A habilidade na orquestração desenvolve-se com precisão calculada.
A orquestra inteira, metais, violino, carrilhão, saxofone, órgão, piano,
cravo, todo tipo de percussão, flauta, efeitos sonoros; tudo com equilíbrio
e, daí, com habilidade. Suprimiram-se, ou melhor, ignoraram-se dispositivos
eletrônicos em favor da musicalidade. Referências ou cotações, desde
Elvis Presley, Donovan, The Beach Boys e outros, são tecidas dentro duma
aura que os tornou os "tapeceiros persas" da música popular. Está tudo
aqui, apenas apure o ouvido. Lennon canta "Contei-lhes dos campos de morango"
e "Falei-lhes do tôlo lá na colina" - o que resta?
Os Beatles são antes habilidosos do que virtuosos instrumentistas.

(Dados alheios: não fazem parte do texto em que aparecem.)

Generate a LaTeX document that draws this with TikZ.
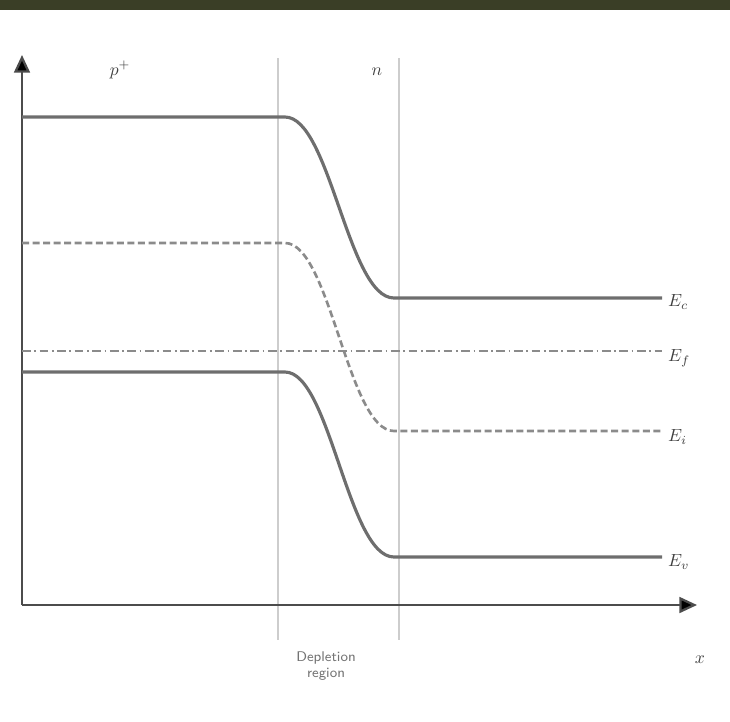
\documentclass[tikz,border=0pt]{standalone}
\usetikzlibrary{arrows.meta,positioning}
\definecolor{bandline}{RGB}{110,110,110}
\definecolor{edgeline}{RGB}{205,205,205}
\definecolor{stripcol}{RGB}{58,62,38}
\begin{document}
\begin{tikzpicture}[x=0.02cm, y=-0.02cm,
  axis/.style={line width=1.3pt, draw=black!70, -{Triangle[length=10pt,width=9pt,fill=black]}},
  edgeln/.style={line width=1.4pt, draw=edgeline},
  band/.style={line width=1.8pt, draw=bandline},
  ilevel/.style={band, line width=1.5pt, dash pattern=on 4pt off 2pt, draw=bandline!80},
  flevel/.style={band, line width=1.5pt, dash pattern=on 5pt off 2pt on 1pt off 2pt, draw=bandline!80},
  lbl/.style={font=\normalsize, anchor=west, text=black!75, inner sep=1pt},
  side/.style={font=\normalsize, text=black!75},
  region/.style={font=\sffamily\footnotesize, text=black!55, align=center}
]
\useasboundingbox (0,0) rectangle (730,721);
\fill[stripcol] (0,0) rectangle (730,10);

%% ---- Depletion edges ----
\coordinate (dtop) at (278,58);
\coordinate (dbot) at (278,640);
\coordinate (ntop) at (399,58);
\coordinate (nbot) at (399,640);
\draw[edgeln] (dtop) -- (dbot);
\draw[edgeln] (ntop) -- (nbot);

%% ---- Axes ----
\coordinate (origin) at (22,605);
\coordinate (ytip) at (22,55);
\coordinate (xtip) at (697,605);
\draw[axis] (origin) -- (ytip);
\draw[axis] (origin) -- (xtip);

%% ---- Band levels ----
\draw[band] (22,117) -- (285,117) .. controls (330,117) and (348,298) .. (394,298) -- (662,298);
\draw[ilevel] (22,243) -- (285,243) .. controls (330,243) and (348,431) .. (394,431) -- (662,431);
\draw[flevel] (22,351) -- (662,351);
\draw[band] (22,372) -- (285,372) .. controls (330,372) and (348,557) .. (394,557) -- (662,557);

%% ---- Labels ----
\node[lbl] (ec) at (666,302) {$E_c$};
\node[lbl] (ef) at (666,358) {$E_f$};
\node[lbl] (ei) at (666,437) {$E_i$};
\node[lbl] (ev) at (666,562) {$E_v$};
\node[side] (pside) at (120,70) {$p^+$};
\node[side] (nside) at (377,72) {$n$};
\node[side] (xlab) at (700,660) {$x$};
\node[region] (depl) at (326,666) {Depletion\\region};
\end{tikzpicture}
\end{document}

Sua execução conjunta, porém, é intuitiva e admirável. Êles dobram
e retorcem ritmos e frases musicais, com aquela unânime liberdade que dão
às suas aventuras harmônicas; o frenesi da expectativa e do imprevisível.
As vozes - e a de Lennon em particular - são mais um instrumento: lamentoso,
estridente, zombeteiro, choroso.
Há uma tranqüila determinação de escaparem da falsa intelectualização
que usualmente os cerca e à sua música. A letra é quase sempre deliberadamente
simples - assim é a composição Aniversário, que encerra versos como
"Feliz aniversário pra você"; outra em que é repetido "Boa-noite"; ainda
outra expressa: "Estou tão cansado, não consegui pregar o ôlho".

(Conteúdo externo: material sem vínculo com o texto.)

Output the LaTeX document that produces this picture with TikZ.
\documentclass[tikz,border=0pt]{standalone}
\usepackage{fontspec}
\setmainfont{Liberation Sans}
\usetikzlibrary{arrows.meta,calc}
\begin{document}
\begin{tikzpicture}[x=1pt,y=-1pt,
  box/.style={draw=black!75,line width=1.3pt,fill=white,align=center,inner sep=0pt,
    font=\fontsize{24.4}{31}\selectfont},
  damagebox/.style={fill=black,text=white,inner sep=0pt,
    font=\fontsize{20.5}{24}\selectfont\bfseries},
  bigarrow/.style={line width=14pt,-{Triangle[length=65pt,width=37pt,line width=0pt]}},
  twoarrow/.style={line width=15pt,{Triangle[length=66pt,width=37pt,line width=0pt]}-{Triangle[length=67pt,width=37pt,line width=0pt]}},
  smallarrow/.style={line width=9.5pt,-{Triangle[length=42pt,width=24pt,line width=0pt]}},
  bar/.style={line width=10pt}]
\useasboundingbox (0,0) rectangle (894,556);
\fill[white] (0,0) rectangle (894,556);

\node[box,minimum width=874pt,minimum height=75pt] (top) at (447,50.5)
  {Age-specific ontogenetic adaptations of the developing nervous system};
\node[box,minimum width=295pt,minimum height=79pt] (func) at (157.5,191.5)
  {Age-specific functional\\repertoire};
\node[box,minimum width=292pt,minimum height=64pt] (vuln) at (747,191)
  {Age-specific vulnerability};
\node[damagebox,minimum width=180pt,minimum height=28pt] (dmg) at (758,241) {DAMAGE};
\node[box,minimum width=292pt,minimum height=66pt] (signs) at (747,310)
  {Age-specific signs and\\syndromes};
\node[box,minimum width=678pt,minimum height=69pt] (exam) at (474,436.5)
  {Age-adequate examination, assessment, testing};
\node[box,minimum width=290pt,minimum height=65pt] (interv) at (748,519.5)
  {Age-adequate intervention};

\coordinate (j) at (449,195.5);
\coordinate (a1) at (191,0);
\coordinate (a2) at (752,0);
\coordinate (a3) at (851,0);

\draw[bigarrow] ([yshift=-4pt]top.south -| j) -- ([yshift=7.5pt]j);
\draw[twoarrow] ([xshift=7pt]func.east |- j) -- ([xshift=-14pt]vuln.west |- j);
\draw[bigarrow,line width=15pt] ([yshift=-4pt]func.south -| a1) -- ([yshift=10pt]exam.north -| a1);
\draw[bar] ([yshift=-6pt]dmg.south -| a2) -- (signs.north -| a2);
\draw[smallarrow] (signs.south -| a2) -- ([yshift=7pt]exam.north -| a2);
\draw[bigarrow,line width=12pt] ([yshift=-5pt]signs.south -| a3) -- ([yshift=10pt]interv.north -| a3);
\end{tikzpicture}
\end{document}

A música é, igualmente, despojada de tudo, exceto da mais pura harmonia
e ritmo - de sorte que aquilo que resta é um prolífico jôrro de melodia,
criação musical de inequívoca clareza e beleza.
A ironia e a mordacidade que têm emprestado à sua música uma dificuldade
e um limite, ainda está borbulhante - "Lady Madonna tentando viver dentro
de suas posses - sim/Olhando através de óculos de cebola". A severidade
de imaginação é ainda um tanto mais dura: "A águia bica meu olho/O verme
que corrói meu osso". "Nuvens negras, negros pássaros; asas partidas, lagartos,
destruição". E a mais grotesca, uma extraordinária faixa que se chama
apenas Revolução 9 e encerra efeitos de som, murmúrios ouvidos ao
acaso, formalismo retrógrado, sons discordantes de lembranças subconscientes
de uma civilização que se debate. Cruel, paranóica, inflamada, agonizante,
sem esperança, é-lhe dada forma por meio de uma voz anônima de bingo, que
segue apenas repetindo: "Número nove, número nove, número nove", até que
você sente vontade de gritar. A melancolia acumulada reflete-se inteiramente
em suas maneiras, como um véu purpúreo de real otimismo - fulgurante,
inacessível, afetuoso.
Por fim, tudo o que você tem a fazer é levantar-se e aplaudir. Qualquer
que seja a medida do seu gôsto da música popular, você o satisfará aqui.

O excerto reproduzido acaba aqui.